*What this task involves*.
Only the lines from the start of the data through the line with "const corVermelho = '#d4655e';" belong in the copy. Restate them word for word, minus the pictures.

*Collected material*.
•••••

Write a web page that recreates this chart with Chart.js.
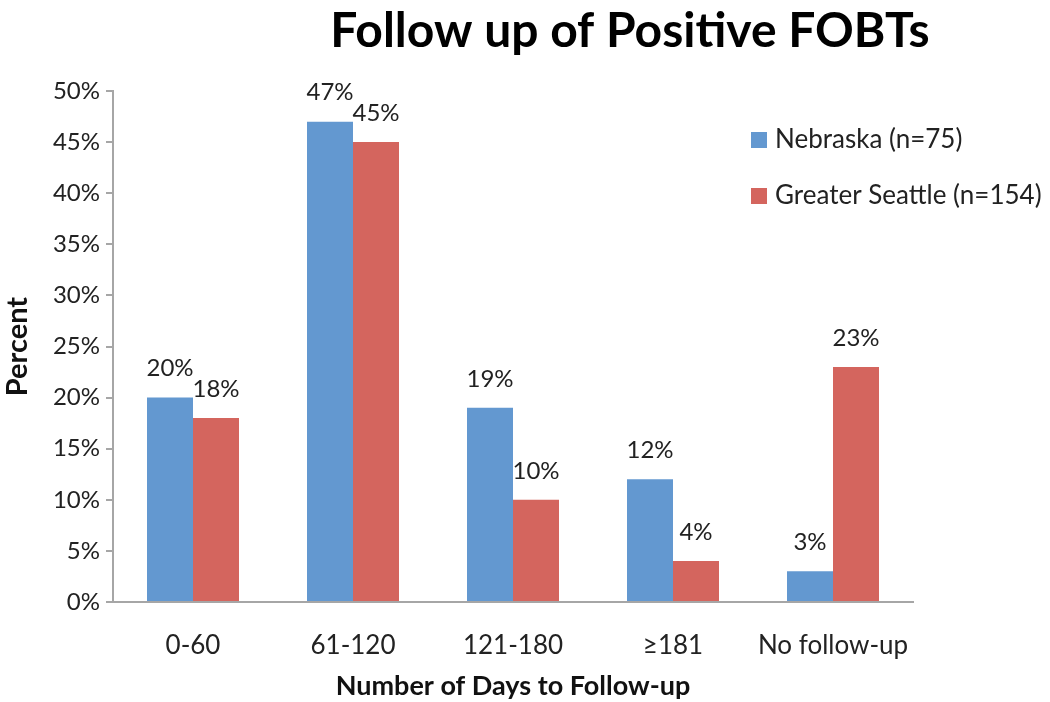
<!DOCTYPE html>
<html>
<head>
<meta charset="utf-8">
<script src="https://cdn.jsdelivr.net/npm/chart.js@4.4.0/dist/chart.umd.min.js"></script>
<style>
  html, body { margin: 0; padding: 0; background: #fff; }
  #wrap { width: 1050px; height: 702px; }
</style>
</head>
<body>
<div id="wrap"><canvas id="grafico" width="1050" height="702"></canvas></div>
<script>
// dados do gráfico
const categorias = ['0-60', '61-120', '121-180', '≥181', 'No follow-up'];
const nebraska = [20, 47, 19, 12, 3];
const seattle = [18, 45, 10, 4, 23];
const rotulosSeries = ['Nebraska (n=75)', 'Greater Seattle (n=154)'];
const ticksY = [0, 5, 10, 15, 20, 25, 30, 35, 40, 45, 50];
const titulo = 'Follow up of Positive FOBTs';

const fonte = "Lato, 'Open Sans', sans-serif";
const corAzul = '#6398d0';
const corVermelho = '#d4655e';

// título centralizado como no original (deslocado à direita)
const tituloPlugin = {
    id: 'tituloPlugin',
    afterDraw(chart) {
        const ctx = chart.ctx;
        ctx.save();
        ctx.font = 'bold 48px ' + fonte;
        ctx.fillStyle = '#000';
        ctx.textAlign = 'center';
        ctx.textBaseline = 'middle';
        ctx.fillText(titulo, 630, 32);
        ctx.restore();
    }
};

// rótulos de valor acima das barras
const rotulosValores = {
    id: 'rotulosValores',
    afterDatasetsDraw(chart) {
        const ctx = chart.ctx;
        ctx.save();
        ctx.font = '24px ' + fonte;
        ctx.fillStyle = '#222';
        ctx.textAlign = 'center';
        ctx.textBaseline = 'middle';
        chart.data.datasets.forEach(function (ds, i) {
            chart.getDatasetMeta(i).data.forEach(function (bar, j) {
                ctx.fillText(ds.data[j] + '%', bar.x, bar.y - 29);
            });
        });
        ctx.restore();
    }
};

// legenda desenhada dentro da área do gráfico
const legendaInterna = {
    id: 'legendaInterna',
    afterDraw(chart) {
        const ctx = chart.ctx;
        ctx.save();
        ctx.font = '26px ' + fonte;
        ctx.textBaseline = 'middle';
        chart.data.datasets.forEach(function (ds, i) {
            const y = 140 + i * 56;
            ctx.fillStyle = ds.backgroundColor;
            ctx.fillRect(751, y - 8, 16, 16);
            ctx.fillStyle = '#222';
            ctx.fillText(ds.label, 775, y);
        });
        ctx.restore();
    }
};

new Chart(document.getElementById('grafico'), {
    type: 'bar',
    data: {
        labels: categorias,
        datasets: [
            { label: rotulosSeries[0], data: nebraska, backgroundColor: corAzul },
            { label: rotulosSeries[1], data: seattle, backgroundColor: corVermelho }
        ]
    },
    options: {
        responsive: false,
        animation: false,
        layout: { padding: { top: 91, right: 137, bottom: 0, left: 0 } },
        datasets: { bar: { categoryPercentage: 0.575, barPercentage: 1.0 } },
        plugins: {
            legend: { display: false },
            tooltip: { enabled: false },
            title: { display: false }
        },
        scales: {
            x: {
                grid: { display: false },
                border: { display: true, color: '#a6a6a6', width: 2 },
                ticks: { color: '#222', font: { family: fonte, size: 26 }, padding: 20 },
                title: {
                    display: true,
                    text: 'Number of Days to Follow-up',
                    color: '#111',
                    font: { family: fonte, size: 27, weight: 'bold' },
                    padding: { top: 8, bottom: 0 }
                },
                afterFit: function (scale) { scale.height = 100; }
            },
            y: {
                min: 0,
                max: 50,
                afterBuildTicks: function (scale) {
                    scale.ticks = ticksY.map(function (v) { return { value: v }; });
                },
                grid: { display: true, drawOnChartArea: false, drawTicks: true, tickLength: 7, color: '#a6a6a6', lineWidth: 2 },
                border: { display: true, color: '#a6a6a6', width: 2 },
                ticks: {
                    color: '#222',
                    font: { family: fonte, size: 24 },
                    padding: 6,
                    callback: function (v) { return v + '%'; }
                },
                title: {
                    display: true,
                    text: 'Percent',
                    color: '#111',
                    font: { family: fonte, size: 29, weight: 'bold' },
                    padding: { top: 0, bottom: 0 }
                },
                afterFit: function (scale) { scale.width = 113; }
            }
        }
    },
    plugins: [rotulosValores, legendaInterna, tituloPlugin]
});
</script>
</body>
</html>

•••••

*Finished task*.
Write a web page that recreates this chart with Chart.js.
<!DOCTYPE html>
<html>
<head>
<meta charset="utf-8">
<script src="https://cdn.jsdelivr.net/npm/chart.js@4.4.0/dist/chart.umd.min.js"></script>
<style>
  html, body { margin: 0; padding: 0; background: #fff; }
  #wrap { width: 1050px; height: 702px; }
</style>
</head>
<body>
<div id="wrap"><canvas id="grafico" width="1050" height="702"></canvas></div>
<script>
// dados do gráfico
const categorias = ['0-60', '61-120', '121-180', '≥181', 'No follow-up'];
const nebraska = [20, 47, 19, 12, 3];
const seattle = [18, 45, 10, 4, 23];
const rotulosSeries = ['Nebraska (n=75)', 'Greater Seattle (n=154)'];
const ticksY = [0, 5, 10, 15, 20, 25, 30, 35, 40, 45, 50];
const titulo = 'Follow up of Positive FOBTs';

const fonte = "Lato, 'Open Sans', sans-serif";
const corAzul = '#6398d0';
const corVermelho = '#d4655e';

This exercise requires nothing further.